Exercise requirements: Give the number of lines that contain the string "page", please, and nothing else.

Information supplied:
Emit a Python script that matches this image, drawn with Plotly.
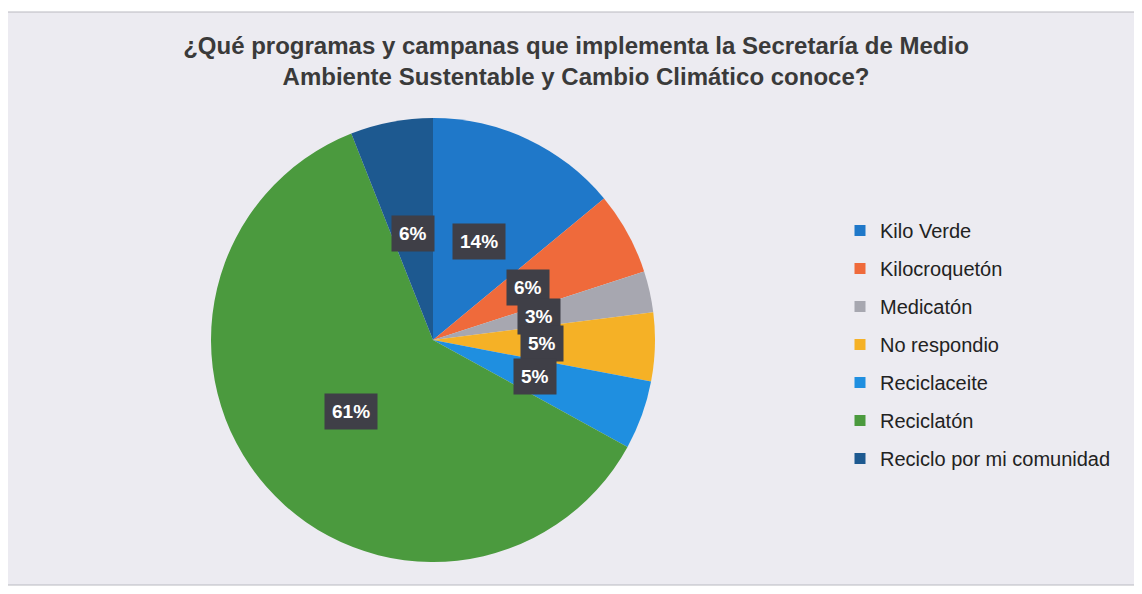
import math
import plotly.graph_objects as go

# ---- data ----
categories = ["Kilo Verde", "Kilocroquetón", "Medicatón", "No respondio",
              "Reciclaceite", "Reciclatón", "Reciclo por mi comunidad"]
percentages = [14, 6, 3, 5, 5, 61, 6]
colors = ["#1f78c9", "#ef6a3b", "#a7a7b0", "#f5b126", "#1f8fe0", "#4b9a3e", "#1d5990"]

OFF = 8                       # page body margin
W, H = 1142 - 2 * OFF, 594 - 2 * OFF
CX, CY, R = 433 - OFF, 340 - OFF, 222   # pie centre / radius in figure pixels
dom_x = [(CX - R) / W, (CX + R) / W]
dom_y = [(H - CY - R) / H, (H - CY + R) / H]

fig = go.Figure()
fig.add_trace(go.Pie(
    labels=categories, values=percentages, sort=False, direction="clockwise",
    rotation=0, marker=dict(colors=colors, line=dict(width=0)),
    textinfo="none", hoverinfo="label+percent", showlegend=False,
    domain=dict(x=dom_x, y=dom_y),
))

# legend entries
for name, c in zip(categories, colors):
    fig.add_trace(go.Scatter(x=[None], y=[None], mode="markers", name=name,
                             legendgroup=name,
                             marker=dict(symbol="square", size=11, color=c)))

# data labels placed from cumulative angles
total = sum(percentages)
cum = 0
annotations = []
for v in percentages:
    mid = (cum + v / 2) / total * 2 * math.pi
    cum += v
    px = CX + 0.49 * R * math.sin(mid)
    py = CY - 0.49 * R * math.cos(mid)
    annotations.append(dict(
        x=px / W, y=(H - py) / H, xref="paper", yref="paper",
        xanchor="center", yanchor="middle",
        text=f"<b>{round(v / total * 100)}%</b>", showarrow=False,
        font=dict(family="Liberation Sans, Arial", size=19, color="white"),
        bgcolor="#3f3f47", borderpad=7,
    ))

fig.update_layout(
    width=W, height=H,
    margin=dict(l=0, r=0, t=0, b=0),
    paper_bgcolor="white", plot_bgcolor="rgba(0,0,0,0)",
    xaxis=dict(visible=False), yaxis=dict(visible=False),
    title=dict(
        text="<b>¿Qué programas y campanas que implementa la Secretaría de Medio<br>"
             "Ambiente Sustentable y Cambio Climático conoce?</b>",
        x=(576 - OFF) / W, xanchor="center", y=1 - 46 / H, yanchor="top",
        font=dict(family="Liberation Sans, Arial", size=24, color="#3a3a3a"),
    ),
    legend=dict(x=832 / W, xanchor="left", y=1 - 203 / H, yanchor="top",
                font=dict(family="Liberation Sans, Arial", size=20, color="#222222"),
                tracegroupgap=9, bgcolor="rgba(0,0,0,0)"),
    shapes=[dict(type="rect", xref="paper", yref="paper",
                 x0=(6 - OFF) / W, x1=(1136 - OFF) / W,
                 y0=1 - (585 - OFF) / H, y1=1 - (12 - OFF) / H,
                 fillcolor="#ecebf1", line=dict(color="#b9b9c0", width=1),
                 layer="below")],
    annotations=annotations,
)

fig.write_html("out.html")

--

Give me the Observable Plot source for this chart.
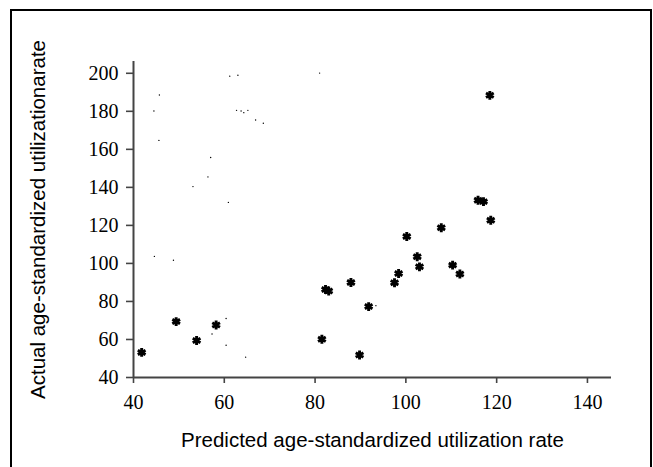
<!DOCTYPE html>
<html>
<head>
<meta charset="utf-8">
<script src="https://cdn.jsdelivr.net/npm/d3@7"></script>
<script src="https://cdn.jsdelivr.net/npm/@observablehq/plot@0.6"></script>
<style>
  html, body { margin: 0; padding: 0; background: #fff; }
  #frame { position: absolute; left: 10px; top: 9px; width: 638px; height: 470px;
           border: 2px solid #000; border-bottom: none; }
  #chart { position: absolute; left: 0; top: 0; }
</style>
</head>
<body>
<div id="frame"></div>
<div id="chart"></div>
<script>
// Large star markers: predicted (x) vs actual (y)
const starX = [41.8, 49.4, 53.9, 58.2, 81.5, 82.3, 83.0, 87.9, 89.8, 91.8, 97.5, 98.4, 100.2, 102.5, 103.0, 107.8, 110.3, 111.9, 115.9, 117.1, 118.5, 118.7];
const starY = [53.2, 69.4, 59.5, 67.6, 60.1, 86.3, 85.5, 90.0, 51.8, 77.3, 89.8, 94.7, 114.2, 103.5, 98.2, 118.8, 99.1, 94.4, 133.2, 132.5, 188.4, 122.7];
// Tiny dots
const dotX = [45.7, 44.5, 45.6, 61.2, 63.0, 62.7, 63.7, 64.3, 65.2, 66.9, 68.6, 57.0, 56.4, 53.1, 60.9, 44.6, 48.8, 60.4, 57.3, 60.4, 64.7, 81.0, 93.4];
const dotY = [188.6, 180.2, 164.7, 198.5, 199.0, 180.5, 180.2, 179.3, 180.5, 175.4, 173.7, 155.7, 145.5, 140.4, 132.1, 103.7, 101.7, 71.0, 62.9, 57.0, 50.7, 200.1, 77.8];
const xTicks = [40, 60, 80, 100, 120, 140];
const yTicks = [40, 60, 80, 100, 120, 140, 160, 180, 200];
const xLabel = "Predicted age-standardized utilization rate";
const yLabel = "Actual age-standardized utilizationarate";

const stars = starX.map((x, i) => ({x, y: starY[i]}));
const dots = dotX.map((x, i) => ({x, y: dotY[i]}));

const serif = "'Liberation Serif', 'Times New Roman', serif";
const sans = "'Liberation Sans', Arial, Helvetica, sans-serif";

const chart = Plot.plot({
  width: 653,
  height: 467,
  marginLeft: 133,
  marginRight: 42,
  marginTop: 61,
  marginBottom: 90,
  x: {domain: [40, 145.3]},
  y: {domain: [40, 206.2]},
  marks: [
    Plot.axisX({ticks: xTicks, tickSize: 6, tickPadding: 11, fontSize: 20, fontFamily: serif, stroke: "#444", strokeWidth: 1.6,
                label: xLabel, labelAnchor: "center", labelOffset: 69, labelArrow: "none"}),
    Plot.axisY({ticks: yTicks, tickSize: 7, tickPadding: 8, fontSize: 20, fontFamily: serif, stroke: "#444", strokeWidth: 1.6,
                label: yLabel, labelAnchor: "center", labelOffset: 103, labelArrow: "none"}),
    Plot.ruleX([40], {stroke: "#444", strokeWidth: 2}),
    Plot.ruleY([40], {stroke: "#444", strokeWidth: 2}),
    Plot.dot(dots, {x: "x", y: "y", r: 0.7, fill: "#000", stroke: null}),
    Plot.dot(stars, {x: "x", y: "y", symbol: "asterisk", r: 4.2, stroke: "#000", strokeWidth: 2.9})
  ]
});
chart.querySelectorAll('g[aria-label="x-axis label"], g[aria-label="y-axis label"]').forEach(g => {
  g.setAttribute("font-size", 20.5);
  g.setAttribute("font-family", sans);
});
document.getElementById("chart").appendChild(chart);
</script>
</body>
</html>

* * *

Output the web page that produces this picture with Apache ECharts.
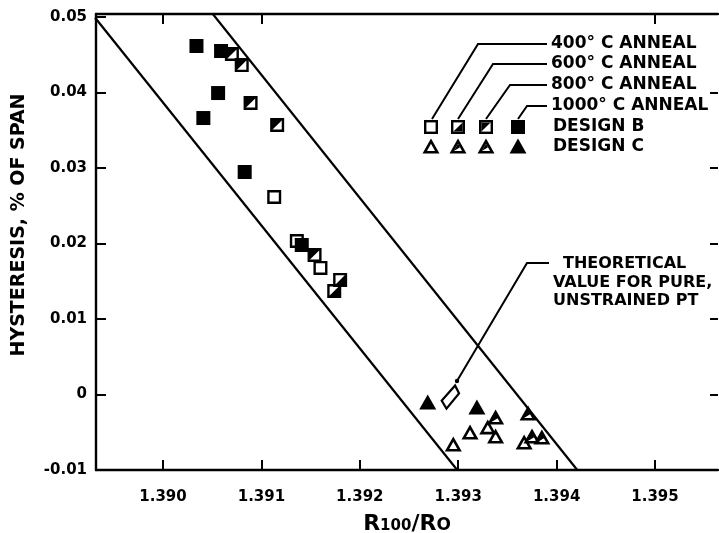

Answer to the exercise: 2